[DATASET CONTENT]

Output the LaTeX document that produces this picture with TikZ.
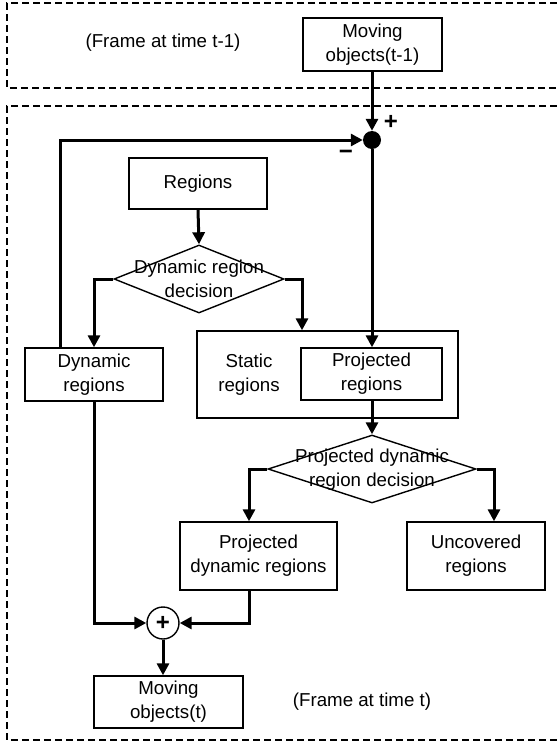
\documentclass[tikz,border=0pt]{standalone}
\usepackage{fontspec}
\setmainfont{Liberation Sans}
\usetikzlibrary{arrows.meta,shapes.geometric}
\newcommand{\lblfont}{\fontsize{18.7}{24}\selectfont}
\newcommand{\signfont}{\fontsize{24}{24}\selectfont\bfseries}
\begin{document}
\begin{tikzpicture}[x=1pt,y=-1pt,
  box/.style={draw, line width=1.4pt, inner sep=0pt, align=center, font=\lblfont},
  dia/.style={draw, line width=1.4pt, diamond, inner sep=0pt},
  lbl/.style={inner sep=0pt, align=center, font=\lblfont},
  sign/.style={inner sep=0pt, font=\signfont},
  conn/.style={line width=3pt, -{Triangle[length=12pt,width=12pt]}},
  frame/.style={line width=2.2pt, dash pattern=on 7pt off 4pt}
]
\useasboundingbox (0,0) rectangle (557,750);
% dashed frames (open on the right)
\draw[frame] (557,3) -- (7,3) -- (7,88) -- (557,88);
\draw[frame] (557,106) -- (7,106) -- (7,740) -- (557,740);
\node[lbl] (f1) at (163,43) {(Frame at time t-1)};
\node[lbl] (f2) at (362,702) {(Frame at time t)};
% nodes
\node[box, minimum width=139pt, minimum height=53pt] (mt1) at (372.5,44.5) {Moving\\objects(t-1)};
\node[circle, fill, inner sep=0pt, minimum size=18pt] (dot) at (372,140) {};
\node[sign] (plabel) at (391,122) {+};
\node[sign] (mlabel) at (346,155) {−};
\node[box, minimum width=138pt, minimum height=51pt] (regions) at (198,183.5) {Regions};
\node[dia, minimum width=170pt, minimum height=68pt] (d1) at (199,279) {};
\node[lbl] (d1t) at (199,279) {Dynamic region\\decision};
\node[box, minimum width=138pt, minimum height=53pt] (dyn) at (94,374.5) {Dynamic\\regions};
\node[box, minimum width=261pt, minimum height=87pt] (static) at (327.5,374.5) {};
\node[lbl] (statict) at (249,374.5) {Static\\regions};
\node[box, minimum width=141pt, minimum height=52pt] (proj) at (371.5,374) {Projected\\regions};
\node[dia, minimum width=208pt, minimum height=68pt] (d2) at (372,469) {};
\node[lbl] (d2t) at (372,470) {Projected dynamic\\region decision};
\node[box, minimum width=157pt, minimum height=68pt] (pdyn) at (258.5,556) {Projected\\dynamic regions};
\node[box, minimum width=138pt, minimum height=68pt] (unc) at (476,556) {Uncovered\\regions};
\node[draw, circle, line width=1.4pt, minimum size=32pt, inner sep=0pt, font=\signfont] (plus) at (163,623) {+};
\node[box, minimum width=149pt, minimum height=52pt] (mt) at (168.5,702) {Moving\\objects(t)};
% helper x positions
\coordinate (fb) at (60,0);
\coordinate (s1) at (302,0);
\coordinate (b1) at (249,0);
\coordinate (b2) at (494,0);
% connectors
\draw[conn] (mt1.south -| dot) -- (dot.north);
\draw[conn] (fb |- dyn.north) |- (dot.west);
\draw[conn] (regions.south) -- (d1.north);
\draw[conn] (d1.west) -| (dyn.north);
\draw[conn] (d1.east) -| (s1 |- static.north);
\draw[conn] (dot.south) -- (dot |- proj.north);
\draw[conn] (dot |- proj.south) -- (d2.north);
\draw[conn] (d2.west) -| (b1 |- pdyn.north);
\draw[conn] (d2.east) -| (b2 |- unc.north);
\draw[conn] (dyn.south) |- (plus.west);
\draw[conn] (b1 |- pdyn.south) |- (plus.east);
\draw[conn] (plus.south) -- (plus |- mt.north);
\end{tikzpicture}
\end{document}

[WHAT IS BEING ASKED] Repeat the data exactly, without the pictures.

[RESULT OF THIS TASK]
Output the LaTeX document that produces this picture with TikZ.
\documentclass[tikz,border=0pt]{standalone}
\usepackage{fontspec}
\setmainfont{Liberation Sans}
\usetikzlibrary{arrows.meta,shapes.geometric}
\newcommand{\lblfont}{\fontsize{18.7}{24}\selectfont}
\newcommand{\signfont}{\fontsize{24}{24}\selectfont\bfseries}
\begin{document}
\begin{tikzpicture}[x=1pt,y=-1pt,
  box/.style={draw, line width=1.4pt, inner sep=0pt, align=center, font=\lblfont},
  dia/.style={draw, line width=1.4pt, diamond, inner sep=0pt},
  lbl/.style={inner sep=0pt, align=center, font=\lblfont},
  sign/.style={inner sep=0pt, font=\signfont},
  conn/.style={line width=3pt, -{Triangle[length=12pt,width=12pt]}},
  frame/.style={line width=2.2pt, dash pattern=on 7pt off 4pt}
]
\useasboundingbox (0,0) rectangle (557,750);
% dashed frames (open on the right)
\draw[frame] (557,3) -- (7,3) -- (7,88) -- (557,88);
\draw[frame] (557,106) -- (7,106) -- (7,740) -- (557,740);
\node[lbl] (f1) at (163,43) {(Frame at time t-1)};
\node[lbl] (f2) at (362,702) {(Frame at time t)};
% nodes
\node[box, minimum width=139pt, minimum height=53pt] (mt1) at (372.5,44.5) {Moving\\objects(t-1)};
\node[circle, fill, inner sep=0pt, minimum size=18pt] (dot) at (372,140) {};
\node[sign] (plabel) at (391,122) {+};
\node[sign] (mlabel) at (346,155) {−};
\node[box, minimum width=138pt, minimum height=51pt] (regions) at (198,183.5) {Regions};
\node[dia, minimum width=170pt, minimum height=68pt] (d1) at (199,279) {};
\node[lbl] (d1t) at (199,279) {Dynamic region\\decision};
\node[box, minimum width=138pt, minimum height=53pt] (dyn) at (94,374.5) {Dynamic\\regions};
\node[box, minimum width=261pt, minimum height=87pt] (static) at (327.5,374.5) {};
\node[lbl] (statict) at (249,374.5) {Static\\regions};
\node[box, minimum width=141pt, minimum height=52pt] (proj) at (371.5,374) {Projected\\regions};
\node[dia, minimum width=208pt, minimum height=68pt] (d2) at (372,469) {};
\node[lbl] (d2t) at (372,470) {Projected dynamic\\region decision};
\node[box, minimum width=157pt, minimum height=68pt] (pdyn) at (258.5,556) {Projected\\dynamic regions};
\node[box, minimum width=138pt, minimum height=68pt] (unc) at (476,556) {Uncovered\\regions};
\node[draw, circle, line width=1.4pt, minimum size=32pt, inner sep=0pt, font=\signfont] (plus) at (163,623) {+};
\node[box, minimum width=149pt, minimum height=52pt] (mt) at (168.5,702) {Moving\\objects(t)};
% helper x positions
\coordinate (fb) at (60,0);
\coordinate (s1) at (302,0);
\coordinate (b1) at (249,0);
\coordinate (b2) at (494,0);
% connectors
\draw[conn] (mt1.south -| dot) -- (dot.north);
\draw[conn] (fb |- dyn.north) |- (dot.west);
\draw[conn] (regions.south) -- (d1.north);
\draw[conn] (d1.west) -| (dyn.north);
\draw[conn] (d1.east) -| (s1 |- static.north);
\draw[conn] (dot.south) -- (dot |- proj.north);
\draw[conn] (dot |- proj.south) -- (d2.north);
\draw[conn] (d2.west) -| (b1 |- pdyn.north);
\draw[conn] (d2.east) -| (b2 |- unc.north);
\draw[conn] (dyn.south) |- (plus.west);
\draw[conn] (b1 |- pdyn.south) |- (plus.east);
\draw[conn] (plus.south) -- (plus |- mt.north);
\end{tikzpicture}
\end{document}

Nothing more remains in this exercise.